** START Data shown **
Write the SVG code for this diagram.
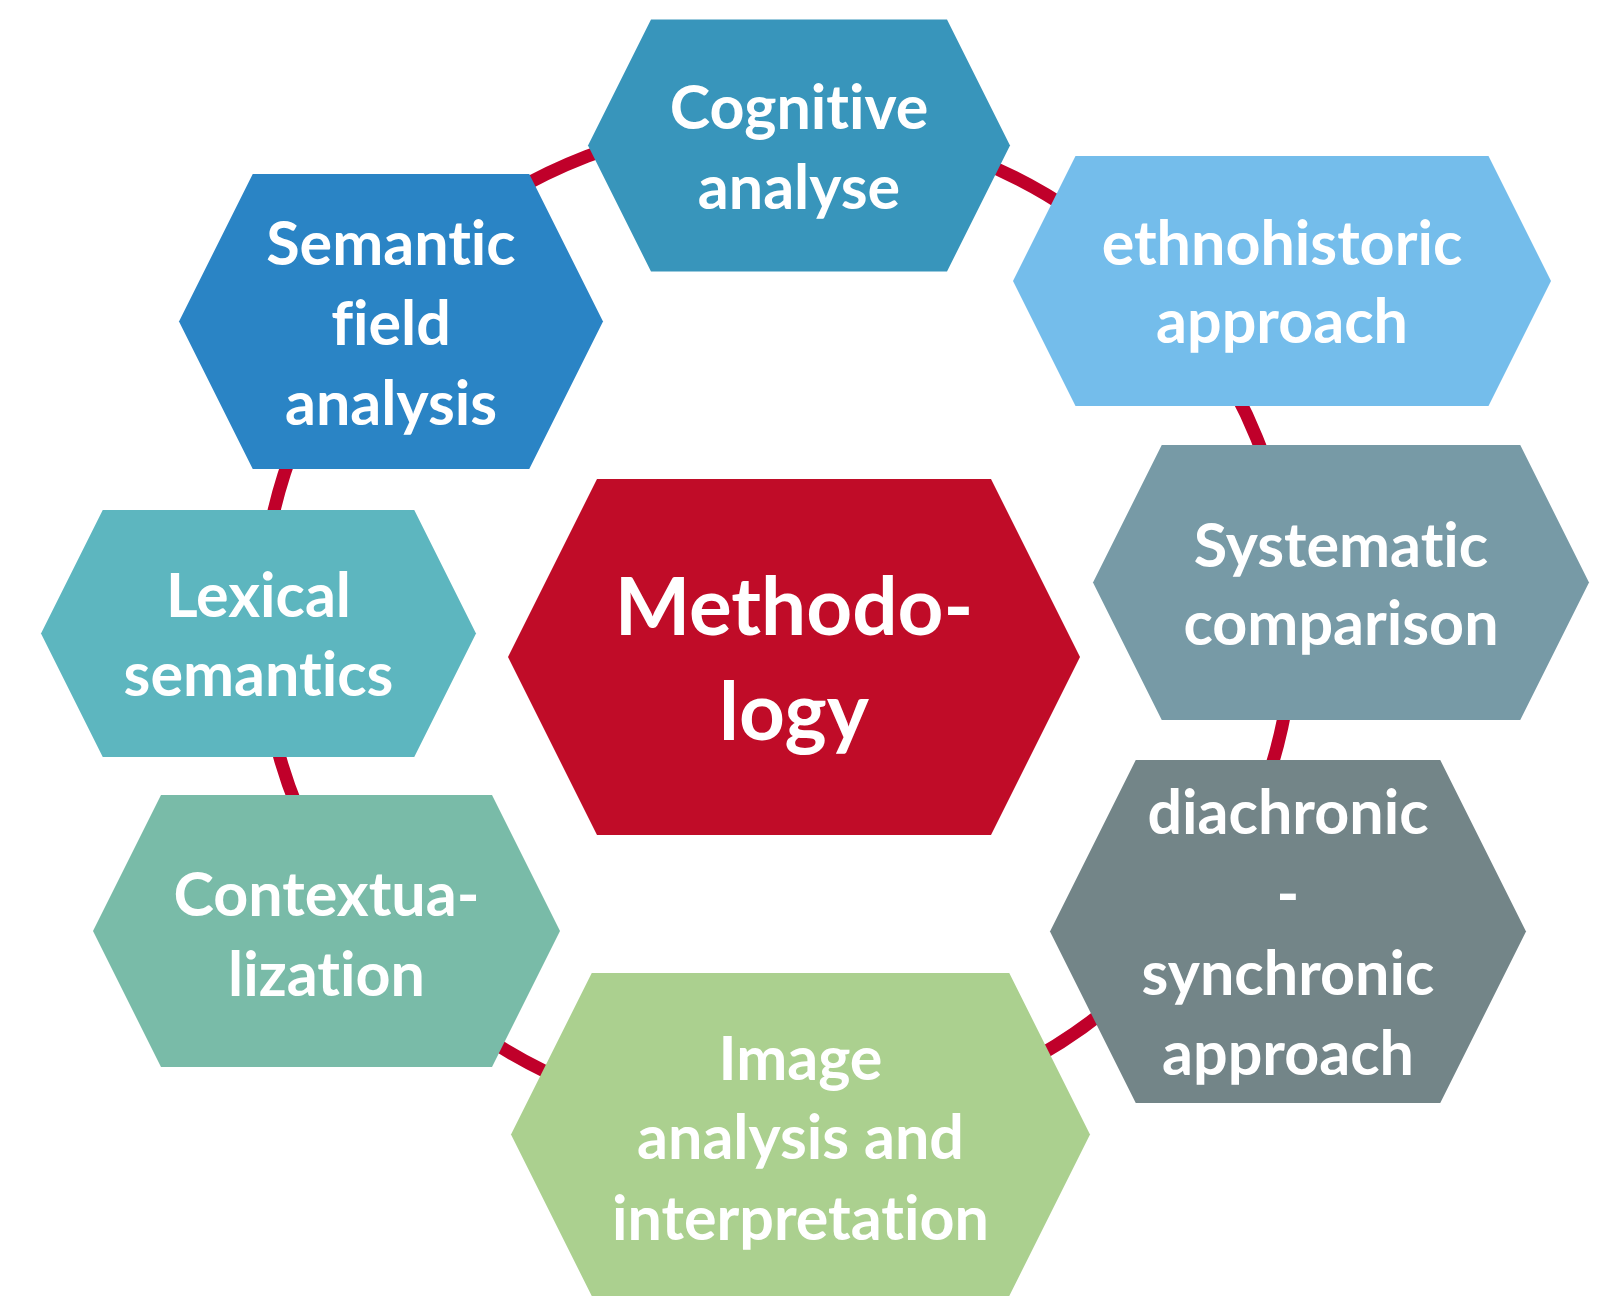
<svg xmlns="http://www.w3.org/2000/svg" width="1613" height="1297" viewBox="0 0 1613 1297">
<style>
.t{font-family:Lato,"Liberation Sans",sans-serif;font-weight:700;font-size:61px;fill:#ffffff;text-anchor:middle;font-variant-ligatures:none;font-feature-settings:"liga" 0,"clig" 0}
.big{font-size:80px}
.ring{fill:none;stroke:#C0002A;stroke-width:13}
</style>
<rect width="1613" height="1297" fill="#ffffff"/>
<g id="connectors">
<ellipse class="ring" cx="777" cy="623" rx="516" ry="502"/>
</g>
<g id="cognitive">
<polygon points="651,19.5 947,19.5 1010,145.5 947,271.5 651,271.5 588,145.5" fill="#3895BB"/>
<text class="t" x="799" y="128.6">Cognitive</text>
<text class="t" x="799" y="208.8">analyse</text>
</g>
<g id="semantic">
<polygon points="252.75,174 529.25,174 603,321.5 529.25,469 252.75,469 179,321.5" fill="#2A84C5"/>
<text class="t" x="391" y="265.4">Semantic</text>
<text class="t" x="391" y="344.6">field</text>
<text class="t" x="391" y="424.9">analysis</text>
</g>
<g id="ethnohistoric">
<polygon points="1075.5,156 1488.5,156 1551,281 1488.5,406 1075.5,406 1013,281" fill="#74BDEB"/>
<text class="t" x="1282" y="265.4">ethnohistoric</text>
<text class="t" x="1282" y="342.6">approach</text>
</g>
<g id="systematic">
<polygon points="1161.75,445 1520.25,445 1589,582.5 1520.25,720 1161.75,720 1093,582.5" fill="#779AA6"/>
<text class="t" x="1341" y="566.8">Systematic</text>
<text class="t" x="1341" y="645">comparison</text>
</g>
<g id="diachronic">
<polygon points="1135.75,760 1440.25,760 1526,931.5 1440.25,1103 1135.75,1103 1050,931.5" fill="#738588"/>
<text class="t" x="1288" y="834.3">diachronic</text>
<text class="t" x="1288" y="914.5">-</text>
<text class="t" x="1288" y="994.7">synchronic</text>
<text class="t" x="1288" y="1075">approach</text>
</g>
<g id="image">
<polygon points="591.75,973 1009.25,973 1090,1134.5 1009.25,1296 591.75,1296 511,1134.5" fill="#ABD08F"/>
<text class="t" x="800.5" y="1080">Image</text>
<text class="t" x="800.5" y="1159">analysis and</text>
<text class="t" x="800.5" y="1239.6">interpretation</text>
</g>
<g id="contextualization">
<polygon points="161,795 492,795 560,931 492,1067 161,1067 93,931" fill="#79BBA8"/>
<text class="t" x="326.5" y="915.5">Contextua-</text>
<text class="t" x="326.5" y="995.8">lization</text>
</g>
<g id="lexical">
<polygon points="102.75,510 414.25,510 476,633.5 414.25,757 102.75,757 41,633.5" fill="#5DB6BF"/>
<text class="t" x="258.5" y="617.2">Lexical</text>
<text class="t" x="258.5" y="696.4">semantics</text>
</g>
<g id="methodology">
<polygon points="597,479 991,479 1080,657 991,835 597,835 508,657" fill="#C00C28"/>
<text class="t big" x="794" y="634.7">Methodo-</text>
<text class="t big" x="794" y="739.6">logy</text>
</g>
</svg>
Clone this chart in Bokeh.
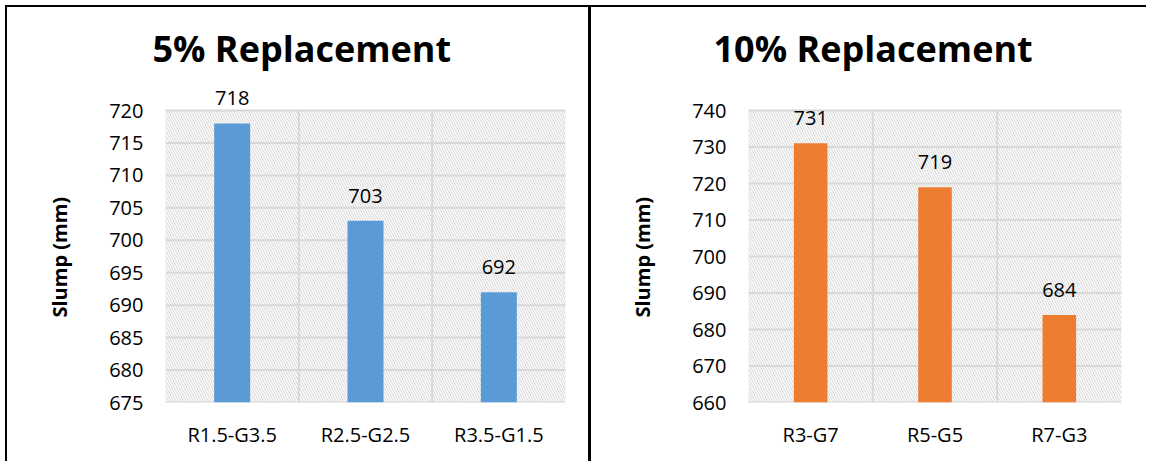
** END Data shown **
*Given request*
Using the data above, write out every line exactly, leaving the images behind.

*Output*
Write the SVG code for this diagram.
<svg xmlns="http://www.w3.org/2000/svg" width="1613" height="1297" viewBox="0 0 1613 1297">
<style>
.t{font-family:Lato,"Liberation Sans",sans-serif;font-weight:700;font-size:61px;fill:#ffffff;text-anchor:middle;font-variant-ligatures:none;font-feature-settings:"liga" 0,"clig" 0}
.big{font-size:80px}
.ring{fill:none;stroke:#C0002A;stroke-width:13}
</style>
<rect width="1613" height="1297" fill="#ffffff"/>
<g id="connectors">
<ellipse class="ring" cx="777" cy="623" rx="516" ry="502"/>
</g>
<g id="cognitive">
<polygon points="651,19.5 947,19.5 1010,145.5 947,271.5 651,271.5 588,145.5" fill="#3895BB"/>
<text class="t" x="799" y="128.6">Cognitive</text>
<text class="t" x="799" y="208.8">analyse</text>
</g>
<g id="semantic">
<polygon points="252.75,174 529.25,174 603,321.5 529.25,469 252.75,469 179,321.5" fill="#2A84C5"/>
<text class="t" x="391" y="265.4">Semantic</text>
<text class="t" x="391" y="344.6">field</text>
<text class="t" x="391" y="424.9">analysis</text>
</g>
<g id="ethnohistoric">
<polygon points="1075.5,156 1488.5,156 1551,281 1488.5,406 1075.5,406 1013,281" fill="#74BDEB"/>
<text class="t" x="1282" y="265.4">ethnohistoric</text>
<text class="t" x="1282" y="342.6">approach</text>
</g>
<g id="systematic">
<polygon points="1161.75,445 1520.25,445 1589,582.5 1520.25,720 1161.75,720 1093,582.5" fill="#779AA6"/>
<text class="t" x="1341" y="566.8">Systematic</text>
<text class="t" x="1341" y="645">comparison</text>
</g>
<g id="diachronic">
<polygon points="1135.75,760 1440.25,760 1526,931.5 1440.25,1103 1135.75,1103 1050,931.5" fill="#738588"/>
<text class="t" x="1288" y="834.3">diachronic</text>
<text class="t" x="1288" y="914.5">-</text>
<text class="t" x="1288" y="994.7">synchronic</text>
<text class="t" x="1288" y="1075">approach</text>
</g>
<g id="image">
<polygon points="591.75,973 1009.25,973 1090,1134.5 1009.25,1296 591.75,1296 511,1134.5" fill="#ABD08F"/>
<text class="t" x="800.5" y="1080">Image</text>
<text class="t" x="800.5" y="1159">analysis and</text>
<text class="t" x="800.5" y="1239.6">interpretation</text>
</g>
<g id="contextualization">
<polygon points="161,795 492,795 560,931 492,1067 161,1067 93,931" fill="#79BBA8"/>
<text class="t" x="326.5" y="915.5">Contextua-</text>
<text class="t" x="326.5" y="995.8">lization</text>
</g>
<g id="lexical">
<polygon points="102.75,510 414.25,510 476,633.5 414.25,757 102.75,757 41,633.5" fill="#5DB6BF"/>
<text class="t" x="258.5" y="617.2">Lexical</text>
<text class="t" x="258.5" y="696.4">semantics</text>
</g>
<g id="methodology">
<polygon points="597,479 991,479 1080,657 991,835 597,835 508,657" fill="#C00C28"/>
<text class="t big" x="794" y="634.7">Methodo-</text>
<text class="t big" x="794" y="739.6">logy</text>
</g>
</svg>
Clone this chart in Bokeh.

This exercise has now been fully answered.